▶ [Records provided]
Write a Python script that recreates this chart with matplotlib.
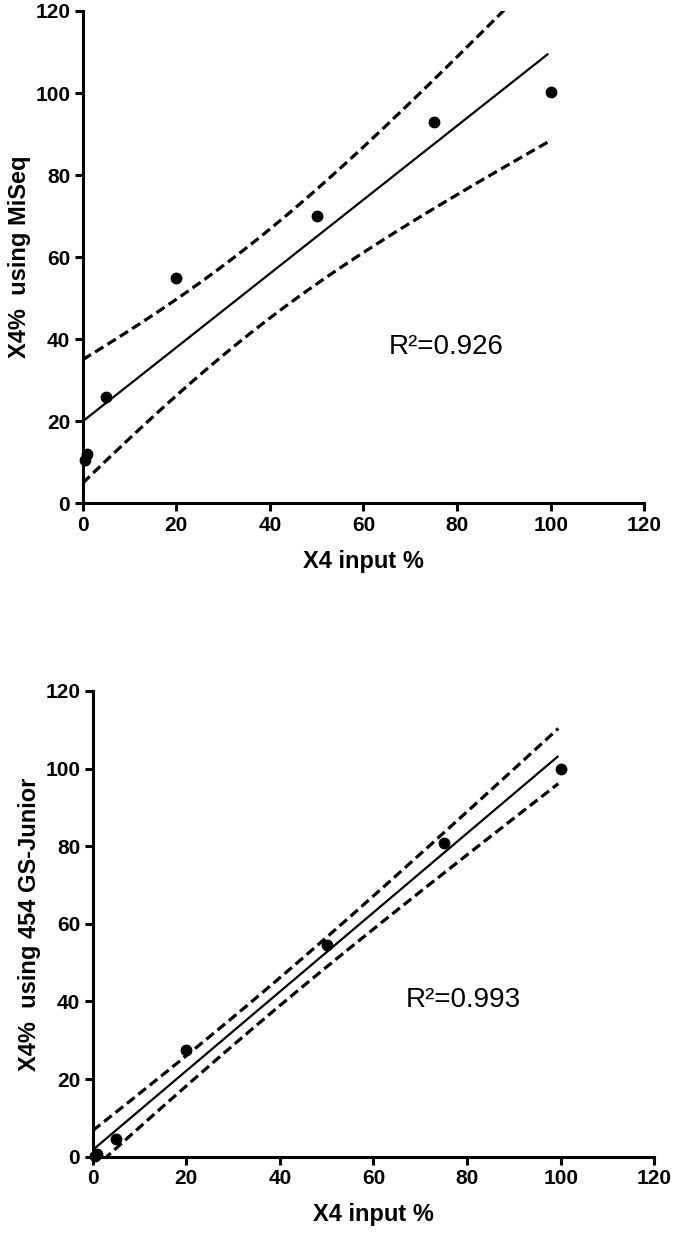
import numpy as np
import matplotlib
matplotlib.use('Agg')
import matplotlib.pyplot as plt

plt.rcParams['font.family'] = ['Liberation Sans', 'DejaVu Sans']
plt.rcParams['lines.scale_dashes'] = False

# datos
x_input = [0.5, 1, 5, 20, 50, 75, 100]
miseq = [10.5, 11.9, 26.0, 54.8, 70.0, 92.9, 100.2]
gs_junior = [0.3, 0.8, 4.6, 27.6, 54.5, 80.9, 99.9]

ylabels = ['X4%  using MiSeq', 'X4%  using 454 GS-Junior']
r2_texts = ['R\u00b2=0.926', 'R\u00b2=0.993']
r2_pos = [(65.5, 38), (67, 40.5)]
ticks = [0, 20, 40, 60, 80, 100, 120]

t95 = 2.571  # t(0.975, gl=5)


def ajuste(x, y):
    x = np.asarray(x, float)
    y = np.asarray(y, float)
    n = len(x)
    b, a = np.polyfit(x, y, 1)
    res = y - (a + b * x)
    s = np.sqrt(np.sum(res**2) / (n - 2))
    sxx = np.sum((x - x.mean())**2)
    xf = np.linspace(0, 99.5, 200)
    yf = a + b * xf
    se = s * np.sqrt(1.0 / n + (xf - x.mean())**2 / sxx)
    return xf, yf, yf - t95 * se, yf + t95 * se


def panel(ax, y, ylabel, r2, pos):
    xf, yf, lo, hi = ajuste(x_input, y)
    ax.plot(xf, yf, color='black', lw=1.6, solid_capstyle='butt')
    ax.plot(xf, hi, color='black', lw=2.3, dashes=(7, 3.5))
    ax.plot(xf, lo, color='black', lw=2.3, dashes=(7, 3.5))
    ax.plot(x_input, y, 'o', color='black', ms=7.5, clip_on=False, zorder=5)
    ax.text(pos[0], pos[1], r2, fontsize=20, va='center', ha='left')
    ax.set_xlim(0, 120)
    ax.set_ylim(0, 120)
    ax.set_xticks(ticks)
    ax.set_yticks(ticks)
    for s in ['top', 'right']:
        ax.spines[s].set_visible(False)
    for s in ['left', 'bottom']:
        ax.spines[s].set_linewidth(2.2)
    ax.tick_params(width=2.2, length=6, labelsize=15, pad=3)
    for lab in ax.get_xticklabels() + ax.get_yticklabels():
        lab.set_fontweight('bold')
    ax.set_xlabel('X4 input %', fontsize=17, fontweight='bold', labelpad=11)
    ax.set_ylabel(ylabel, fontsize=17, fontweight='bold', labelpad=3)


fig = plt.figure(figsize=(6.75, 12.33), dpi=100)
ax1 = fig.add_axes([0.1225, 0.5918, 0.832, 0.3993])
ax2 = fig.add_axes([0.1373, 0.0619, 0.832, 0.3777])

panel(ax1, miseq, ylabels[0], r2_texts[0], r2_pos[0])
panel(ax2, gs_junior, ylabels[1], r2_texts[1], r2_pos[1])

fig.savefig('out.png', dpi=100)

==

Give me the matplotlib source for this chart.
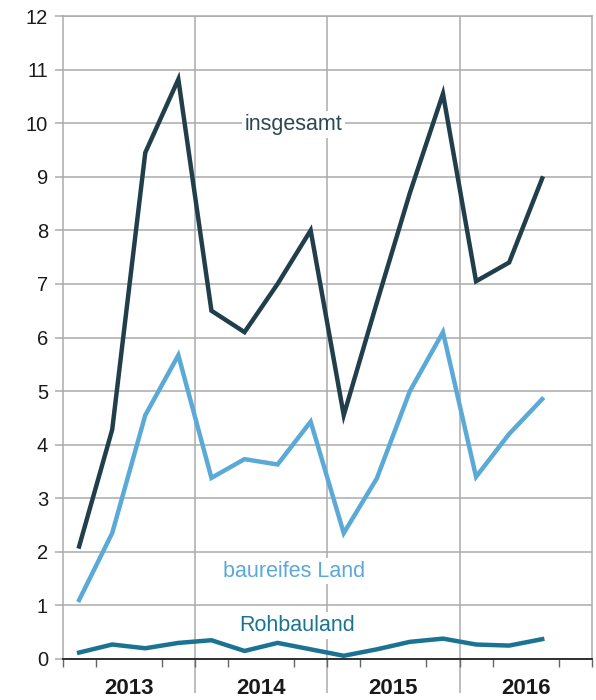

▶ [Given instruction]
Copy the listing above exactly, but only from the line with "Write a Python" through the line with "return xf, yf, yf", including those two lines and excluding any picture.

▶ [Full solution]
Write a Python script that recreates this chart with matplotlib.
import numpy as np
import matplotlib
matplotlib.use('Agg')
import matplotlib.pyplot as plt

plt.rcParams['font.family'] = ['Liberation Sans', 'DejaVu Sans']
plt.rcParams['lines.scale_dashes'] = False

# datos
x_input = [0.5, 1, 5, 20, 50, 75, 100]
miseq = [10.5, 11.9, 26.0, 54.8, 70.0, 92.9, 100.2]
gs_junior = [0.3, 0.8, 4.6, 27.6, 54.5, 80.9, 99.9]

ylabels = ['X4%  using MiSeq', 'X4%  using 454 GS-Junior']
r2_texts = ['R\u00b2=0.926', 'R\u00b2=0.993']
r2_pos = [(65.5, 38), (67, 40.5)]
ticks = [0, 20, 40, 60, 80, 100, 120]

t95 = 2.571  # t(0.975, gl=5)


def ajuste(x, y):
    x = np.asarray(x, float)
    y = np.asarray(y, float)
    n = len(x)
    b, a = np.polyfit(x, y, 1)
    res = y - (a + b * x)
    s = np.sqrt(np.sum(res**2) / (n - 2))
    sxx = np.sum((x - x.mean())**2)
    xf = np.linspace(0, 99.5, 200)
    yf = a + b * xf
    se = s * np.sqrt(1.0 / n + (xf - x.mean())**2 / sxx)
    return xf, yf, yf - t95 * se, yf + t95 * se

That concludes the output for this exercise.